I have lived in southern countries, and I have travelled rather far for a single lifetime. Like an epic stretch my memories into dim and ever receding pasts. I have drunk full and deep from the cup of creation. The Southern Cross is no strange sight to my eyes. I have slept in the desert close to my horse, and I have walked on Lebanon. I have cruised in the seven seas and seen the white marvels of ancient cities reflected in the wave of incredible blueness. But then I was young. When the years began to pile up, I longed to stake off my horizons, to flatten out my views. I wanted the simpler, the more elemental things, things cosmic in their associations, nearer to the beginning or end of creation. The parrot that flashed through "nutmeg groves" did not hold out so much allurement as the simple gray-and-slaty junco. The things that are unobtrusive and differentiated by shadings only--grey in grey above all--like our northern woods, like our sparrows, our wolves--they held a more compelling attraction than orgies of colour and screams of sound. So I came home to the north. On days like this, however, I should like once more to fly out and see the tireless wave and the unconquerable rock. But I should like to see them from afar and dimly only--as Moses saw the promised land. Or I should like to point them out to a younger soul and remark upon the futility and innate vanity of things.

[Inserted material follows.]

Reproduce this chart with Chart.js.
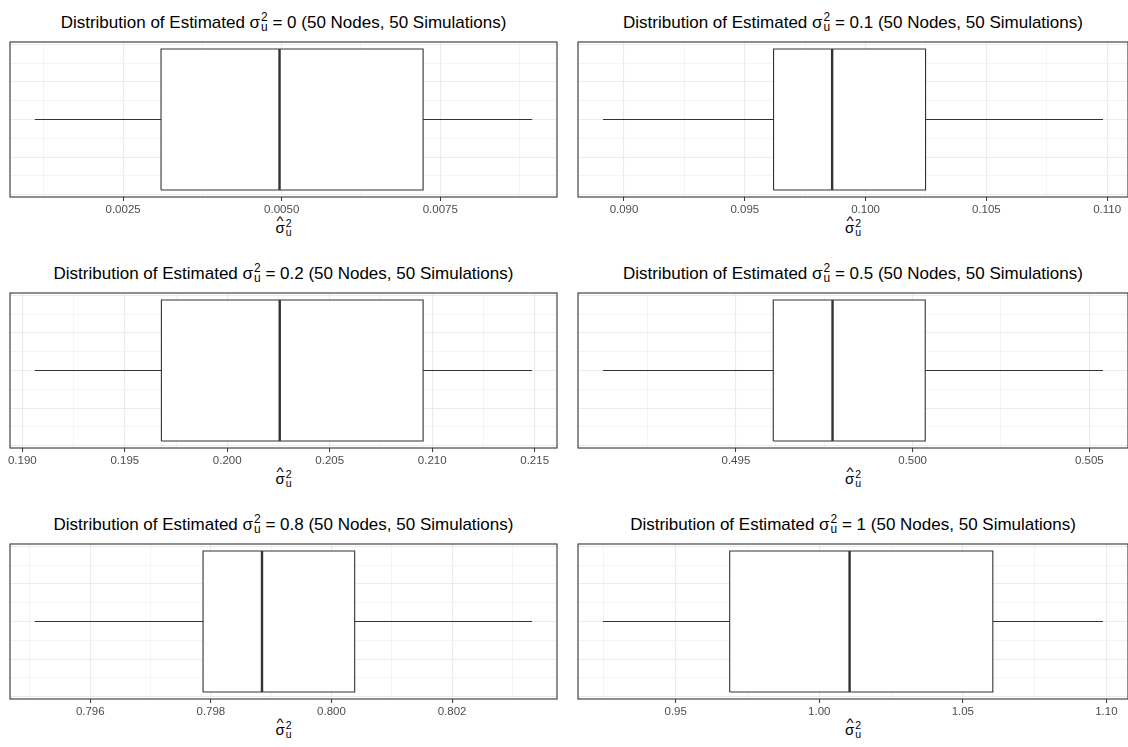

And because these days take me out of myself, because they change my whole being into a very indefinite longing and dreaming, I wilfully blot from my vision whatever enters. If I meet a tree, I see it not. If I meet a man, I pass him by without speaking. I do not care to be disturbed. I do not care to follow even a definite thought. There is sadness in the mood, such sadness as enters--strange to say--into a great and very definitely expected disappointment. It is an exceedingly delicate sadness--haughty, aloof like the sun, and like him cool to the outer world. It does not even want sympathy; it merely wants to be left alone.

It strangely chimed in with my mood on this particular and very perfect morning that no jolt shook me up, that we glided along over virgin snow which had come soft-footedly over night, in a motion, so smooth and silent as to suggest that wingless flight...

We spurned the miles, and I saw them not. As if in a dream we turned in at one of the "half way farms," and the horses drank. And we went on and wound our way across that corner of the marsh. We came to the "White Range Line House," and though there were many things to see, I still closed the eye of conscious vision and saw them not. We neared the bridge, and we crossed it; and then--when I had turned southeast--on to the winding log-road through the bush--at last the spell that was cast over me gave way and broke. My horses fell into their accustomed walk, and at last I saw.

Now, what I saw, may not be worth the describing, I do not know. It surely is hardly capable of being described. But if I had been led through fairylands or enchanted gardens, I could not have been awakened to a truer day of joy, to a greater realization of the good will towards all things than I was here.